** Start Dataset records **
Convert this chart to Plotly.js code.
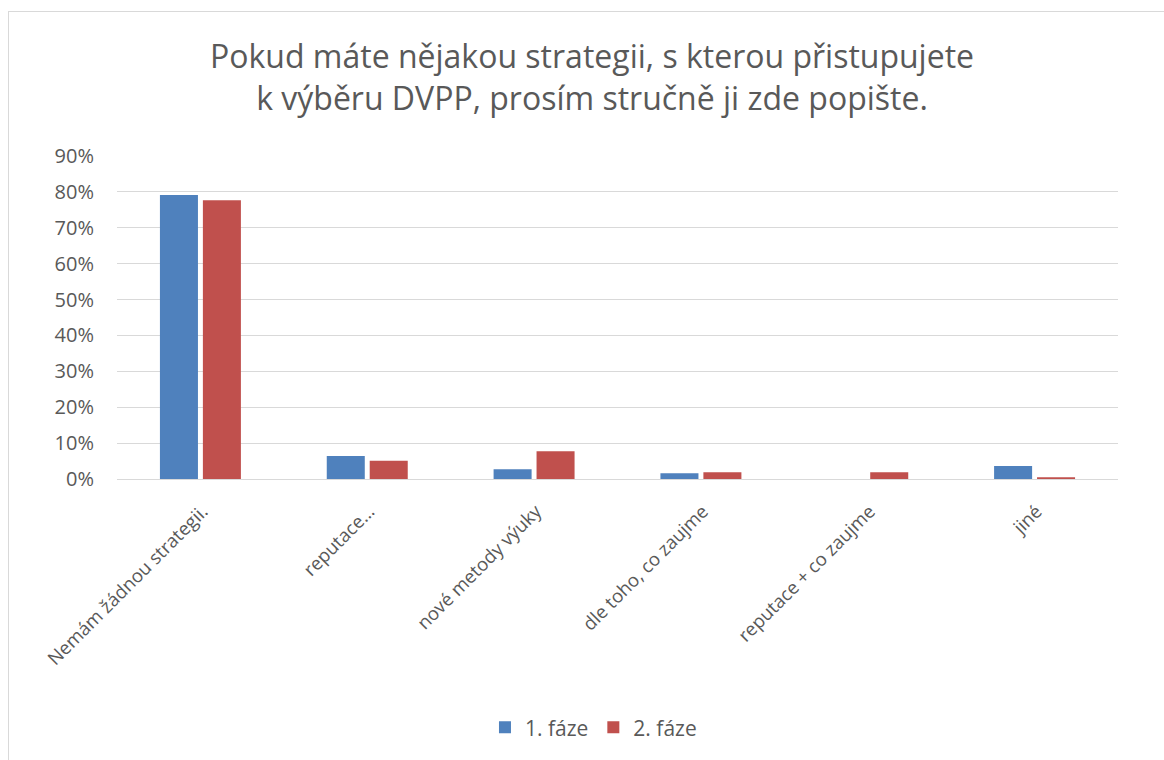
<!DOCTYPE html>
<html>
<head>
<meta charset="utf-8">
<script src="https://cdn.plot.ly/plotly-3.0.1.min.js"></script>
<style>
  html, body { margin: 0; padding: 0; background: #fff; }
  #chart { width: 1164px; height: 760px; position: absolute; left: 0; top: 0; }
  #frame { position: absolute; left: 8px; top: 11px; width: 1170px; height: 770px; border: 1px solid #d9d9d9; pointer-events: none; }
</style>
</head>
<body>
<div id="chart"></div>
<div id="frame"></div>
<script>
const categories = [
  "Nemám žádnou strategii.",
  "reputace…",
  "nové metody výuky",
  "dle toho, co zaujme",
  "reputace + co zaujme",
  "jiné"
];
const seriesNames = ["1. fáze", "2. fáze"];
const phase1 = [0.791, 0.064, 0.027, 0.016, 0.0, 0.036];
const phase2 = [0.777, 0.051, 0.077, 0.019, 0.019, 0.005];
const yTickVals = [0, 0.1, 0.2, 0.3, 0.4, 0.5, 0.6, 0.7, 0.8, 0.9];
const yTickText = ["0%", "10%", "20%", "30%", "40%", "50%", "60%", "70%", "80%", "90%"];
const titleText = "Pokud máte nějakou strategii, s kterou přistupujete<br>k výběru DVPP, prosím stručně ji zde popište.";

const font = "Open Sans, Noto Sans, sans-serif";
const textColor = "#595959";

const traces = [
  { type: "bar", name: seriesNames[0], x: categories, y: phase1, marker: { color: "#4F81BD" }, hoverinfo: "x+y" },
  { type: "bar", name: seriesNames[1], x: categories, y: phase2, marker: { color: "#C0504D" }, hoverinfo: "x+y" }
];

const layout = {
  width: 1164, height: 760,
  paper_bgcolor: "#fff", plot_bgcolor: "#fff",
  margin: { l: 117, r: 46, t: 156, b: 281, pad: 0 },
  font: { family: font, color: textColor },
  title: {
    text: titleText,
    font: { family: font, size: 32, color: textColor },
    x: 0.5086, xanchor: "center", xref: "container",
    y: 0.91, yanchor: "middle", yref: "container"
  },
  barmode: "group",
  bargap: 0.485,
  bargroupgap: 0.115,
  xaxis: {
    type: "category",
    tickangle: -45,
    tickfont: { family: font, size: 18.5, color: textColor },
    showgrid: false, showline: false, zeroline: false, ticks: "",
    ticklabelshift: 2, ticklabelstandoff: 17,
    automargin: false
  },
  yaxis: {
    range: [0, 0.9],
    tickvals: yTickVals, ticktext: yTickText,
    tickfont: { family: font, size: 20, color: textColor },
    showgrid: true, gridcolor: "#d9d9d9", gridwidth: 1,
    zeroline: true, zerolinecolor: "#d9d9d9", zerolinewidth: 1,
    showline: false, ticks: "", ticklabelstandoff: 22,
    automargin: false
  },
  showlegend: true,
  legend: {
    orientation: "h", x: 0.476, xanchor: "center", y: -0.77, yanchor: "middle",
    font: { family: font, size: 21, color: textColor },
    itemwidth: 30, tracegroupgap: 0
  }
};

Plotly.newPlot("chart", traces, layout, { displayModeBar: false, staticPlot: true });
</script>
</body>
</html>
** End Dataset records **
** Start Dataset records **
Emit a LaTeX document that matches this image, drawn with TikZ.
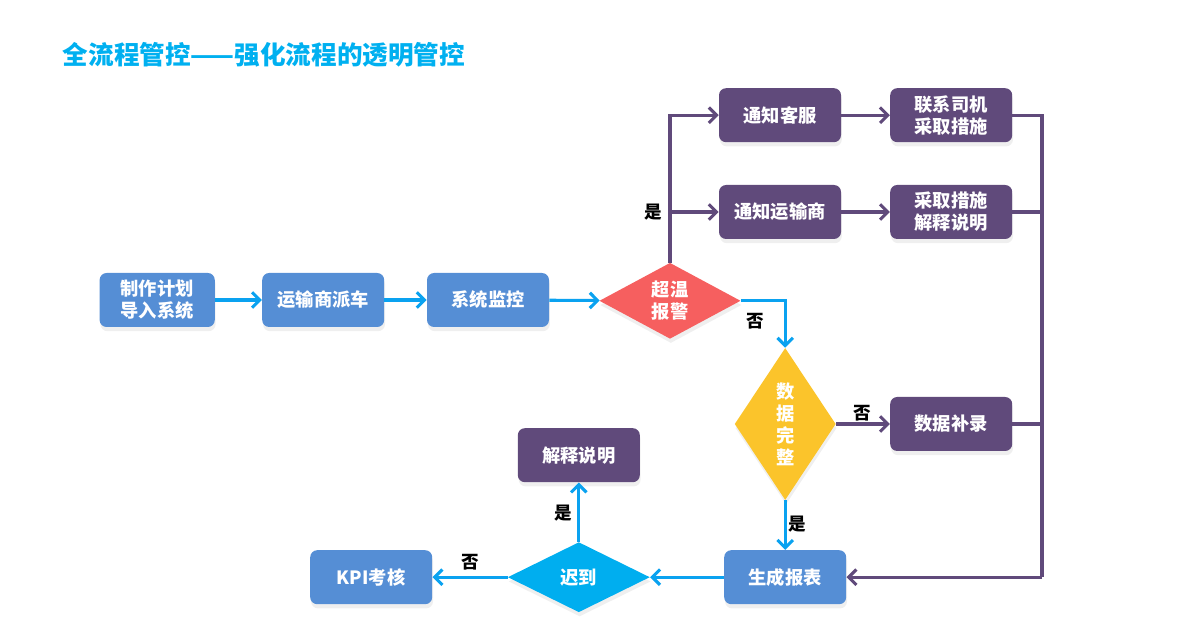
** End Dataset records **
Given problem
List every line above containing the word "this".

Reply to the exercise
Convert this chart to Plotly.js code.
Emit a LaTeX document that matches this image, drawn with TikZ.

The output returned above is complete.